Manager salaries will likely keep rising, though perhaps not at the same rate as the past decade. Clubs have become more sophisticated in how they structure football operations, with sporting directors and recruitment teams taking on responsibilities that managers once handled alone.

That shift might slow salary growth at the very top, as clubs distribute resources across larger leadership teams.

However, the elite managers who can do everything- coach, recruit, develop talent, and represent the club publicly will continue commanding premium salaries.

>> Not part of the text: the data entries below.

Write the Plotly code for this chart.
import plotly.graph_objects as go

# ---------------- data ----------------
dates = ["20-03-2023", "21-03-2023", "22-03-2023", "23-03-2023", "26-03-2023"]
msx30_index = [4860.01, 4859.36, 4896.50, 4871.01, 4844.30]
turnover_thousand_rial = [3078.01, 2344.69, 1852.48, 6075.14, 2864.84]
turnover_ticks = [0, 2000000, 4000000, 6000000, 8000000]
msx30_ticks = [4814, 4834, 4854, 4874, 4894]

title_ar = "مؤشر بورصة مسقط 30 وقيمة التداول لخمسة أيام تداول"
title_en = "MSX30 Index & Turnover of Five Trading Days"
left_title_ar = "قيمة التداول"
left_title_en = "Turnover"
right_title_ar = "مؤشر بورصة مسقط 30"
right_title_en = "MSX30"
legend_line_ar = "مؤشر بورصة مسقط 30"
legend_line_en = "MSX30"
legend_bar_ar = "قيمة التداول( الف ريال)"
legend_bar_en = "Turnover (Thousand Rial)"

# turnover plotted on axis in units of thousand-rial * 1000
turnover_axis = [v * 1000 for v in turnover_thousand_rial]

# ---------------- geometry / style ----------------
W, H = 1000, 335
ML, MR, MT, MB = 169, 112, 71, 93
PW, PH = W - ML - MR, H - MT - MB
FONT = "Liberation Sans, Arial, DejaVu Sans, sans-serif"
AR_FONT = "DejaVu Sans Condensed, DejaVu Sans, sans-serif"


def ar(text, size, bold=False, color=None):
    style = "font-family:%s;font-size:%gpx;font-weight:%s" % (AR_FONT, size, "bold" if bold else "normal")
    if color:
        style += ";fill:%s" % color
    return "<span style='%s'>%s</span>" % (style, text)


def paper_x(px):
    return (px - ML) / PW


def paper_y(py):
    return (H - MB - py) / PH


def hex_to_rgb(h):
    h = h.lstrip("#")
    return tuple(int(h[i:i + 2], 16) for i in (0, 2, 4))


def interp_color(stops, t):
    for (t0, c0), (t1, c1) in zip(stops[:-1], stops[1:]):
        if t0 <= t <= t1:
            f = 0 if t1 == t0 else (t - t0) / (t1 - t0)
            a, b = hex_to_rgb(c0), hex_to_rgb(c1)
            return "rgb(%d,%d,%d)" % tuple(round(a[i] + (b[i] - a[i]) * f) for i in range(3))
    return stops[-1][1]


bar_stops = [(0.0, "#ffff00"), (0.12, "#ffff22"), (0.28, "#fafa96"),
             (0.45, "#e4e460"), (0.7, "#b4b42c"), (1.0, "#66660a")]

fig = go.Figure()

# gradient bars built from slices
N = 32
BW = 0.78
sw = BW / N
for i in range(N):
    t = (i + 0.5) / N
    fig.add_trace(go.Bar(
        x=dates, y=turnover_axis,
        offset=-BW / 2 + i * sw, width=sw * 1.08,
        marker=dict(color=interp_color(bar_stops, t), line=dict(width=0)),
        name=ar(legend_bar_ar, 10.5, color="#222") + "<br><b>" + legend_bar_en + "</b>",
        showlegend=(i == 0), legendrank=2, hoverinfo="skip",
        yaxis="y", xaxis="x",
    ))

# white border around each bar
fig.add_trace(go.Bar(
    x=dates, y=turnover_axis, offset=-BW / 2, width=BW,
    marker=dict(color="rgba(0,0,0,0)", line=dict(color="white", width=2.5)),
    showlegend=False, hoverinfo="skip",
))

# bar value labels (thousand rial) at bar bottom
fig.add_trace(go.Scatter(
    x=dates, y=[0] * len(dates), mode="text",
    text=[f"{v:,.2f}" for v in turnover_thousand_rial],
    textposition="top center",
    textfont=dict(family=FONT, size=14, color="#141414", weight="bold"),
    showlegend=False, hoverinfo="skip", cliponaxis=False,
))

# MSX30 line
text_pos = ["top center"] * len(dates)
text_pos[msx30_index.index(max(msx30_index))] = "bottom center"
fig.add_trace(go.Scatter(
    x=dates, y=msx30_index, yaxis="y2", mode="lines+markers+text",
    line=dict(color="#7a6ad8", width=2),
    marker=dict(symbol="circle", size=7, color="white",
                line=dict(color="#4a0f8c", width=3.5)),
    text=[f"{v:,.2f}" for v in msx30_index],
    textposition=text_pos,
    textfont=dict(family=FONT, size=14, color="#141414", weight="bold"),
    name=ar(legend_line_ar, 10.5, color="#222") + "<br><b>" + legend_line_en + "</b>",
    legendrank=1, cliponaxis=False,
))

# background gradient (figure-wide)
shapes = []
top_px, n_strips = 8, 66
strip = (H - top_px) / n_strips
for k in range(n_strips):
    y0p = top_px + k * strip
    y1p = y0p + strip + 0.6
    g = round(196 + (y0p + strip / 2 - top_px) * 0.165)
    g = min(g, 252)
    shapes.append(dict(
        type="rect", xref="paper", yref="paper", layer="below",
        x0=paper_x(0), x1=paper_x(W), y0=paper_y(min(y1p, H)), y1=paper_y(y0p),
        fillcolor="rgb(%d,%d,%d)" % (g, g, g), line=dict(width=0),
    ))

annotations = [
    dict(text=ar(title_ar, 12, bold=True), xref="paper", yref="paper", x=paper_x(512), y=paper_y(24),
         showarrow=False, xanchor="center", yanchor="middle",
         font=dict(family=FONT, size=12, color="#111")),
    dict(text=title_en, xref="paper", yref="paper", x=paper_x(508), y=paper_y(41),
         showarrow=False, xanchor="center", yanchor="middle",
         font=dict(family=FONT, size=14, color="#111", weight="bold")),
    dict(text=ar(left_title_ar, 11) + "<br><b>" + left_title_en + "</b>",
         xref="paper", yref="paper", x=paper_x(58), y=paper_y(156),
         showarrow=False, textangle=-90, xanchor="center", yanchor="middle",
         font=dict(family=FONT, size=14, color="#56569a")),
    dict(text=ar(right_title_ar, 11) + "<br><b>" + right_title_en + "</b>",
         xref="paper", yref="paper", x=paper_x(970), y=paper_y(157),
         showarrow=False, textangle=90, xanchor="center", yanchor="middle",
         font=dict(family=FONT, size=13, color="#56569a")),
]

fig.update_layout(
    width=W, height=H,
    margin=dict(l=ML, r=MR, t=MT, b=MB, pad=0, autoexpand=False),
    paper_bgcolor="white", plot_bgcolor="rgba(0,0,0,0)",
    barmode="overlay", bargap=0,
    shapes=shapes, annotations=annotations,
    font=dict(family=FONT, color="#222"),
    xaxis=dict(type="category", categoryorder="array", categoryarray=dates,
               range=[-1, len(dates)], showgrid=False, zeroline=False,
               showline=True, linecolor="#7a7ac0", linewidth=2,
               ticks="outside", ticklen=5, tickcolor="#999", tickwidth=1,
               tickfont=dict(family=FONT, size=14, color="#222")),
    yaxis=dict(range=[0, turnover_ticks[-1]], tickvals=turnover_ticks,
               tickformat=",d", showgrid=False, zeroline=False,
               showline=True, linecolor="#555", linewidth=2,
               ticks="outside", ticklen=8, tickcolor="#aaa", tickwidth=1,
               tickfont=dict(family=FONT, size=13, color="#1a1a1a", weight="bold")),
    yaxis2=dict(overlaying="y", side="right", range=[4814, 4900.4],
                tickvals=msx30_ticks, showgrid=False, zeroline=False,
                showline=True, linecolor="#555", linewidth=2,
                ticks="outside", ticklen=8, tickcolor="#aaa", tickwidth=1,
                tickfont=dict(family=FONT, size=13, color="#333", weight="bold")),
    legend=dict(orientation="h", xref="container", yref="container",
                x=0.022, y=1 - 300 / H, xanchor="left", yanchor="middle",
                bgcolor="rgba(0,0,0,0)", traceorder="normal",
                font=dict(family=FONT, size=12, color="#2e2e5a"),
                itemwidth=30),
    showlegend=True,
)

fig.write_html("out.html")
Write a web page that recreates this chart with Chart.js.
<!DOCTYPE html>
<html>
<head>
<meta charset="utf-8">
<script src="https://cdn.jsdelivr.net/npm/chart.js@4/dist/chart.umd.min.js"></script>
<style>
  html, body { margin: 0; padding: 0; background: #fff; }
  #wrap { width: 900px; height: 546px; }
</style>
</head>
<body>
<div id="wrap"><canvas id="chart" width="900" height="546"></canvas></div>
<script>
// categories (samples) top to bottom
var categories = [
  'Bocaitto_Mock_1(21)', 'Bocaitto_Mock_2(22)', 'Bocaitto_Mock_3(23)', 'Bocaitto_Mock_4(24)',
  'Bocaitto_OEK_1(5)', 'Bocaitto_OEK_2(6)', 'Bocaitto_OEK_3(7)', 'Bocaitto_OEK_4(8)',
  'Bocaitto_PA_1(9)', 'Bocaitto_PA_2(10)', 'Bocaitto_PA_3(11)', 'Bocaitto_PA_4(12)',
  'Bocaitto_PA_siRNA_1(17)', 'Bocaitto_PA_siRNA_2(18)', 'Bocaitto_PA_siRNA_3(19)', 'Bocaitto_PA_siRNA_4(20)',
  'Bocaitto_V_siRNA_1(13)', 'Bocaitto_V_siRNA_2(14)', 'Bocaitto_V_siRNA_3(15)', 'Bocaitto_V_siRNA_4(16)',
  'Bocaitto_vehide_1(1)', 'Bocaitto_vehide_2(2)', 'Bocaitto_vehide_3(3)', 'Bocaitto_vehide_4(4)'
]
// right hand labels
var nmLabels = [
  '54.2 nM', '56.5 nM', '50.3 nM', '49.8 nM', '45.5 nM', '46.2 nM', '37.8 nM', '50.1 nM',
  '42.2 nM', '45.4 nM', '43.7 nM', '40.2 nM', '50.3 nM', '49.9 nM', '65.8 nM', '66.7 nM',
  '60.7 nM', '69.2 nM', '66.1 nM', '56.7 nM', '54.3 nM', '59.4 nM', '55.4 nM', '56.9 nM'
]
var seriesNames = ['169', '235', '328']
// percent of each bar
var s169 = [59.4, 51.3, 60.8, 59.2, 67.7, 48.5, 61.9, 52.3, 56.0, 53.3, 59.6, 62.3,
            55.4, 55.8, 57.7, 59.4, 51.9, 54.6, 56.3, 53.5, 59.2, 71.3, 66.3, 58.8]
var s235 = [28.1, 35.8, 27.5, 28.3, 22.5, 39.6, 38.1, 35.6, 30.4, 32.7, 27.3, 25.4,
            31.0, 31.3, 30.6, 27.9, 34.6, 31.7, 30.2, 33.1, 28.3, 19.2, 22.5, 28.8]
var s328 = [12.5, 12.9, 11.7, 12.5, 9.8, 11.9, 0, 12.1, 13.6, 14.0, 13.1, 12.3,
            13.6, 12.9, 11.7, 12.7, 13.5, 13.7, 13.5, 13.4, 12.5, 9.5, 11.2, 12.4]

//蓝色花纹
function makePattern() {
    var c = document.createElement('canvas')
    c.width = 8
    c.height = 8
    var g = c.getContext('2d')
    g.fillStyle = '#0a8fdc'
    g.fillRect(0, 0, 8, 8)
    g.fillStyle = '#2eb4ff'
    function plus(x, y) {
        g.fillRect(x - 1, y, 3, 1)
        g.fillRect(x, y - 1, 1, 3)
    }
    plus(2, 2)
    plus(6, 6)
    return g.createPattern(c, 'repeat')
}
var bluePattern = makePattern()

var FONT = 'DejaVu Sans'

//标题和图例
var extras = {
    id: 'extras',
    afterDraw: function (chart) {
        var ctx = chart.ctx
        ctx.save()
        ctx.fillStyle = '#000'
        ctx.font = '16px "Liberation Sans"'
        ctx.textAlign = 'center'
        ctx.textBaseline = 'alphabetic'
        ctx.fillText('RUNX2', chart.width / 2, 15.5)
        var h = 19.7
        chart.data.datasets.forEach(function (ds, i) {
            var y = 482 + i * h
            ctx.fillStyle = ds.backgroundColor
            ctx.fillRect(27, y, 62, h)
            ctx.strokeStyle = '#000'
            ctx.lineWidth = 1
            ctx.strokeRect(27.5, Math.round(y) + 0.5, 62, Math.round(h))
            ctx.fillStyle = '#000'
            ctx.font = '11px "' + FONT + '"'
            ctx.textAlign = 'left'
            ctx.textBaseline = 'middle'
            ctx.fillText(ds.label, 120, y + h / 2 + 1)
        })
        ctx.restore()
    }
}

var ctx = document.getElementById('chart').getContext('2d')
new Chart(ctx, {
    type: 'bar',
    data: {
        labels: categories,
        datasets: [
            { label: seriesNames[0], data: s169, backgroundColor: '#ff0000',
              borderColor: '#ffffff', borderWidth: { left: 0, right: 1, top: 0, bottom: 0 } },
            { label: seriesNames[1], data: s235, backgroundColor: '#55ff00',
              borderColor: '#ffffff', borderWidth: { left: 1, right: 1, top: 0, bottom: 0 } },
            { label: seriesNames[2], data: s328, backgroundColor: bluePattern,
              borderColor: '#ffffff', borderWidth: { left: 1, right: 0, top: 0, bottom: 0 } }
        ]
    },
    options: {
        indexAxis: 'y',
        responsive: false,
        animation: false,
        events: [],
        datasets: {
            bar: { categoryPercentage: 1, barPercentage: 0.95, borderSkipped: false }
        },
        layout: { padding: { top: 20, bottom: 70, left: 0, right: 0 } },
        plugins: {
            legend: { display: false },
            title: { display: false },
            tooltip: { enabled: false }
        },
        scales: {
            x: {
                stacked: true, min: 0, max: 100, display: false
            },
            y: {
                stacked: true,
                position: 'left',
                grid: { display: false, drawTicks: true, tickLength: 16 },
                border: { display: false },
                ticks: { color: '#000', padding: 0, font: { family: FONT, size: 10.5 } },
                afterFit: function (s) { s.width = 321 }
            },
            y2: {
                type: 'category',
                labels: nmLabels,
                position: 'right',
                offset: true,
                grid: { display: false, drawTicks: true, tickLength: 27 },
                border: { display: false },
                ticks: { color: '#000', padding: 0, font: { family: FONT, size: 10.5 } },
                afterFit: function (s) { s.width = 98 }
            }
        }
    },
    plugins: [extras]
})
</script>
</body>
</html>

Guardiola proves that clubs will pay whatever it takes to secure genuine difference-makers.

When your manager can turn a £100 million player into a £150 million player, or consistently deliver trophies that boost revenue across the entire organization, the salary becomes secondary.

The gap between top and bottom will probably persist.

Rich clubs can always outbid smaller rivals, and European qualification will continue separating those who can spend freely from those who must budget carefully.

The overall trend points upward, with even lower-half managers now earning salaries that would have seemed outrageous just ten years ago.

Football has become a sport where margins matter enormously.

The right manager can be worth tens or hundreds of millions in results and commercial growth. Premier League clubs have learned that lesson, and their wage bills reflect it. When you look at what Guardiola, Arteta, Emery, and others deliver, the salaries start making perfect sense.